Five things about Monday's federal election that reinforced Canada's power balance

Sep 21 2021, 1:53 pm

Liberal Leader Justin Trudeau’s pandemic election gamble paid off Monday as he delivered his party to power for the third time, though he fell short of a majority. Trudeau’s victory over his Conservative opponent, Erin O’Toole, was not large, but it was decisive. Trudeau  overcame a sputtering campaign start as he faced criticism about the need for a federal election during the fourth wave of the COVID-19 pandemic, one that came with a $600 million price tag.

Trudeau was on track to win the most seats and form a minority government in an election that essentially mirrored the result of the 2019 federal campaign. Here are five things about how Monday’s federal election reinforced the political power balance in Canada:

1. Trudeau-O’Toole showdown

The election became a showdown between Trudeau and O’Toole. Trudeau justified calling an election on Aug. 15, saying the country was at a pivotal moment in dealing with the pandemic, but O’Toole accused him of being a crass opportunist making a majority government power grab. The gains that Trudeau hoped for were diminished by criticism on that point and soaring COVID-19 case counts as the country entered a fourth wave of the pandemic. O’Toole surged in the early weeks of the 36-day campaign as he tacked sharply to the political centre, leaving the Liberals on the defensive. Trudeau pivoted to an attack on O’Toole’s positions on vaccine mandates and banning assault weapons, portraying his stance on both as being dangerously out of step with the majority of Canadians, especially urban voters.

2. The 905 and Fortress Montreal carry the Liberals

Trudeau’s painting of O’Toole being soft on guns and vaccines appeared to resonate in the country’s two largest and most vote-populous metropolitan areas. The Liberals swept Ontario’s key battleground, and arguably Canada’s, the 905 belt of the suburban communities around Toronto. And it held the urban ridings around Montreal. The early results from Ontario showed the Liberals leading with about 38 per cent of the votes. Their lead in the popular vote was only a few points more than the Conservatives but it was enough to deliver the dozens of ridings needed to claim power. It was a virtual repeat of how the Liberals managed to cling to a minority in the 2019 federal campaign.

3. Postal power

Pre-election voting became a thing in this federal election because of the COVID-19 factor. Elections Canada said nearly 6.8 million out of 30 million eligible voters took the opportunity to vote early, either through special ballots sent in by mail, or at advance polls. For those who voted early, the scenes of long line ups in the darkness after polls officially closed on Monday night, their decision also marked smart planning. Elections Canada said they did not expect the final result of the election to be counted until Wednesday. Canadians became acquainted with the phenomenon of early voting when they watched the prolonged outcome of the 2020 U.S. presidential election during which the incumbent, Donald Trump, falsely vilified the pre-election voting practice.

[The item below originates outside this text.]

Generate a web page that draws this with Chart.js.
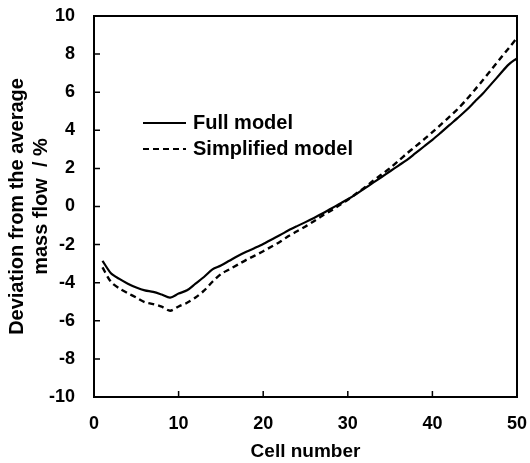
<!DOCTYPE html>
<html>
<head>
<meta charset="utf-8">
<script src="https://cdn.jsdelivr.net/npm/chart.js@4.4.1/dist/chart.umd.min.js"></script>
<style>
html,body{margin:0;padding:0;background:#fff;}
</style>
</head>
<body>
<canvas id="chartFlow" width="530" height="463"></canvas>
<script>
const cells=[1,2,3,4,5,6,7,8,9,10,11,12,13,14,15,16,17,18,19,20,21,22,23,24,25,26,27,28,29,30,31,32,33,34,35,36,37,38,39,40,41,42,43,44,45,46,47,48,49,50];
const fullModel=[-2.85,-3.5,-3.8,-4.05,-4.25,-4.4,-4.48,-4.62,-4.78,-4.57,-4.4,-4.05,-3.7,-3.3,-3.1,-2.85,-2.6,-2.38,-2.18,-1.97,-1.73,-1.5,-1.25,-1.03,-0.82,-0.6,-0.37,-0.12,0.13,0.38,0.65,0.95,1.25,1.55,1.85,2.15,2.45,2.8,3.15,3.5,3.88,4.27,4.65,5.05,5.5,5.95,6.45,6.95,7.45,7.78];
const simplifiedModel=[-3.2,-3.95,-4.3,-4.55,-4.78,-5.02,-5.12,-5.26,-5.47,-5.25,-5.05,-4.78,-4.42,-3.95,-3.55,-3.3,-3.05,-2.8,-2.58,-2.35,-2.1,-1.85,-1.55,-1.3,-1.05,-0.77,-0.48,-0.22,0.07,0.35,0.68,1.0,1.35,1.68,2.02,2.4,2.79,3.15,3.52,3.9,4.3,4.7,5.12,5.6,6.12,6.65,7.2,7.75,8.3,8.85];
const xTicks=[0,10,20,30,40,50];
const yTicks=[-10,-8,-6,-4,-2,0,2,4,6,8,10];

const font='"Liberation Sans", Arial, sans-serif';

// box round the plot, inner tick marks and the legend inside the plot
const frame={
  id:'frame',
  afterDatasetsDraw(chart){
    const {ctx,chartArea:a,scales}=chart;
    ctx.save();
    ctx.strokeStyle='#000';
    ctx.lineWidth=2;
    ctx.strokeRect(a.left,a.top,a.right-a.left,a.bottom-a.top);
    ctx.lineWidth=1.5;
    ctx.beginPath();
    yTicks.forEach(v=>{const y=scales.y.getPixelForValue(v);ctx.moveTo(a.left,y);ctx.lineTo(a.left+6,y);});
    xTicks.forEach(v=>{const x=scales.x.getPixelForValue(v);ctx.moveTo(x,a.bottom);ctx.lineTo(x,a.bottom-6);});
    ctx.stroke();

    const lx=a.left+49, ly=a.top+107;
    chart.data.datasets.forEach((ds,i)=>{
      const y=ly+i*26;
      ctx.beginPath();
      ctx.lineWidth=2;
      ctx.setLineDash(ds.borderDash||[]);
      ctx.moveTo(lx,y);ctx.lineTo(lx+43,y);
      ctx.stroke();
      ctx.setLineDash([]);
      ctx.fillStyle='#000';
      ctx.font='bold 20px '+font;
      ctx.textBaseline='middle';
      ctx.fillText(ds.label,lx+50,y);
    });
    ctx.restore();
  }
};

const ctx=document.getElementById('chartFlow').getContext('2d');
new Chart(ctx,{
  type:'line',
  data:{
    datasets:[
      {label:'Full model',data:cells.map((c,i)=>({x:c,y:fullModel[i]})),borderColor:'#000',borderWidth:2.2,pointRadius:0,tension:.3},
      {label:'Simplified model',data:cells.map((c,i)=>({x:c,y:simplifiedModel[i]})),borderColor:'#000',borderWidth:2.4,borderDash:[6,4],pointRadius:0,tension:.3}
    ]
  },
  plugins:[frame],
  options:{
    responsive:false,
    animation:false,
    layout:{padding:{top:16,right:13,left:0,bottom:0}},
    plugins:{legend:{display:false},tooltip:{enabled:false}},
    scales:{
      x:{
        type:'linear',min:0,max:50,
        afterBuildTicks(s){s.ticks=xTicks.map(v=>({value:v}));},
        afterFit(s){s.height=66;s.paddingLeft=0;s.paddingRight=0;},
        grid:{display:false,drawTicks:false},
        border:{display:false},
        ticks:{color:'#000',padding:16,maxRotation:0,font:{family:font,size:18,weight:'bold'}},
        title:{display:true,text:'Cell number',color:'#000',padding:{top:0,bottom:0},font:{family:font,size:19,weight:'bold'}}
      },
      y:{
        min:-10,max:10,
        afterBuildTicks(s){s.ticks=yTicks.map(v=>({value:v}));},
        afterFit(s){s.width=94;s.paddingTop=0;s.paddingBottom=0;},
        grid:{display:false,drawTicks:false},
        border:{display:false},
        ticks:{color:'#000',padding:19,font:{family:font,size:18,weight:'bold'}},
        title:{display:true,text:['Deviation from the average','mass flow  / %'],color:'#000',padding:{top:5,bottom:0},font:{family:font,size:20,weight:'bold',lineHeight:1.2}}
      }
    }
  }
});
</script>
</body>
</html>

Canadians, conversely, gravitated to the new electoral alternative as an understandable and perfectly legal option in the time of COVID-19.

4. Vanquished Greens

In the final days of the campaign, Trudeau made a bold appeal to so-called progressive voters that may have been inclined to back the New Democrats or Greens, urging them to vote Liberal. Trudeau framed the choice for left-leaning voters in the starkest of terms: he argued if they didn’t support the Liberals they would be setting the stage for a new Conservative government to take power. This appeal appears to have hit the Green party, already riven by infighting, especially hard. The party was reduced to two per cent of the popular vote and Green Leader Annamie Paul failed to win a seat in the House of Commons as she finished a distant fourth in her Toronto riding. For Paul, it marked a final humiliation after she was forced to confront a pre-election party revolt.

5. The Max Factor

Maxime Bernier’s People’s Party of Canada did not come close to winning a seat, and that included the leader himself who was once again defeated in Beauce, the Quebec City area riding that he had a firm grip on when he was a Conservative party cabinet minister. But Monday proved to be Bernier’s most influential night since forming the new populist party, it managed to split votes from the Conservatives in a number of key ridings, depriving O’Toole and his team of some essential seat victories in Ontario and elsewhere. Three days before the election, O’Toole warned right-of-centre voters that if they were thinking of voting for “smaller parties,” they would be voting for Trudeau. It turned out that O’Toole was right.